There's never been a better time to be in the space electronics market
Military space electronics experts are looking to relax radiation-hardening and ruggedization standards for the new breed of low-Earth-orbit satellites.
THE MIL & AERO COMMENTARY – The space electronics market is hotter than it's been in quite a while, and the real action is happening in low-Earth orbit where companies are offering opportunities for relatively small and inexpensive satellites with communications, sensing, and navigation payloads.
Most people involved in space electronics have known this for a while, yet a couple of developments in late May are driving home the importance of space operations in LEO for applications that are nearly pushing aside more traditional satellite uses in higher orbits.
First, the U.S. Air Force is reaching out to industry for ideas on new enabling technologies, materials, and manufacturing processes for next-generation large constellations of low-Earth orbit (LEO) military satellites.
Space electronics experts at the Air Force Research Laboratory at Wright-Patterson Air Force Base, Ohio, released a request for information on 29 May (FA8650-19-S-5021) for the Low-Cost Space Systems project, which seeks to use relatively high-risk commercial off-the-shelf (COTS) electronics technologies with relaxed space qualification requirements and radiation hardening in next-generation satellite buses and payloads with limited life cycles.
Current demand for LEO satellites indicates the need for greater responsiveness, lower cost, and new and disruptive spacecraft technologies for these kinds of space satellites, researchers say.
From industry, Air Force officials want new ways for spacecraft designers to reduce costs and build capable satellites with limited life cycles using relatively high-risk commercially technologies. In particular, researchers are interested in automation; state-of-the-art manufacturing techniques; standards and modularity; and non-traditional suppliers, materials, and space-qualification techniques.
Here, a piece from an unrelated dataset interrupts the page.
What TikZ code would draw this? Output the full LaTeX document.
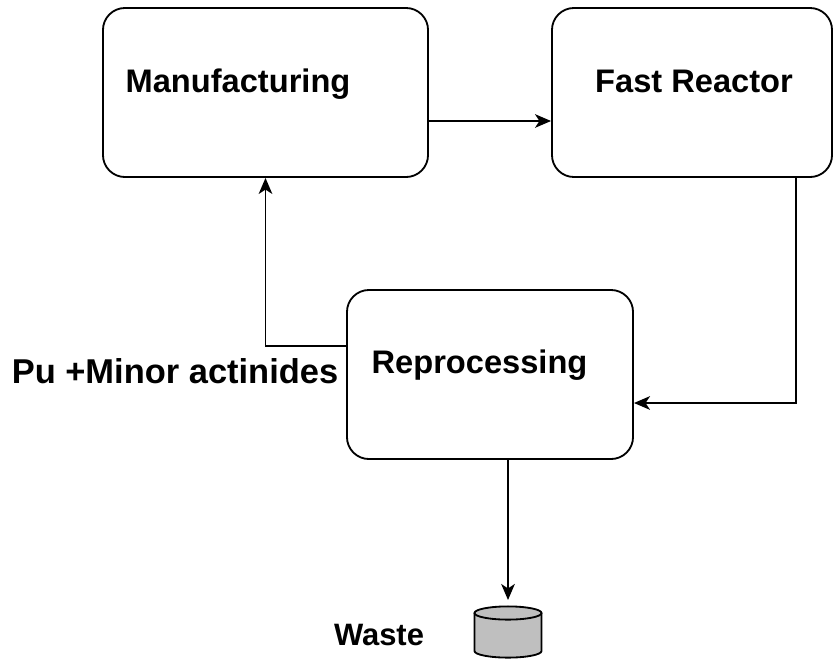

It's clear that expensive space qualified components are yesterday's news when it comes to the new hot space market in LEO. Traditional space electronics suppliers are taking a cautious approach out of concern that the LEO market is moving so quickly that projects in higher orbits could become obsolete virtually overnight.
Systems integrators of satellites designed to operate at high altitudes like geosynchronous orbit are worried that their chief enabling technologies, often involving radiation-hardened components and radiation shielding, could diminish in importance as efforts center on small, inexpensive LEO satellites.
One big project confirming many of their fears is the Blackjack program of the U.S. Defense Advanced Research Projects Agency (DARPA) in Arlington, Va. Blackjack seeks to orbit a constellation of small, secure, and affordable military satellites that capitalize on modern commercial satellite technologies.
DARPA released a solicitation on 24 May that asks industry to find new ways of mixing and matching commercial satellite buses and military satellite communications (SATCOM) and reconnaissance payloads as late in the design process as possible.
DARPA officials want contractors to enable the Blackjack architecture to integrate several types of commercial satellite buses easily with a wide range of military payloads that involve not only SATCOM, but also sensors able to detect, identify, and track advanced missile threats; provide positioning, navigation, and timing (PNT); and provide space-based surface moving target indication.
Do we need any more evidence that large and expensive military GEO satellites already have seen their best days?
The advantages of moving military reconnaissance, communications, and positioning satellites to lower-Earth orbits have been known for a long time: the ability to use best-of-breed commercial-grade electronics; quick and easy technology insertion; limited satellite life cycles to accommodate new technologies quickly; and the ability to use on-orbit spares to compensate quickly for spacecraft failures.
Now military experts are trying to push those advantage. Are specially designed radiation-hardened electronic components necessary at all for satellites that will operate only for a few years? The near future will give us deeper and more important data on this question than we've ever had before.
Do we even need big expensive military GEO satellites anymore? Maybe, but time will tell if we can get by with a lot fewer of them. There has not been a better time to be in the space business perhaps since the Apollo program half a century ago.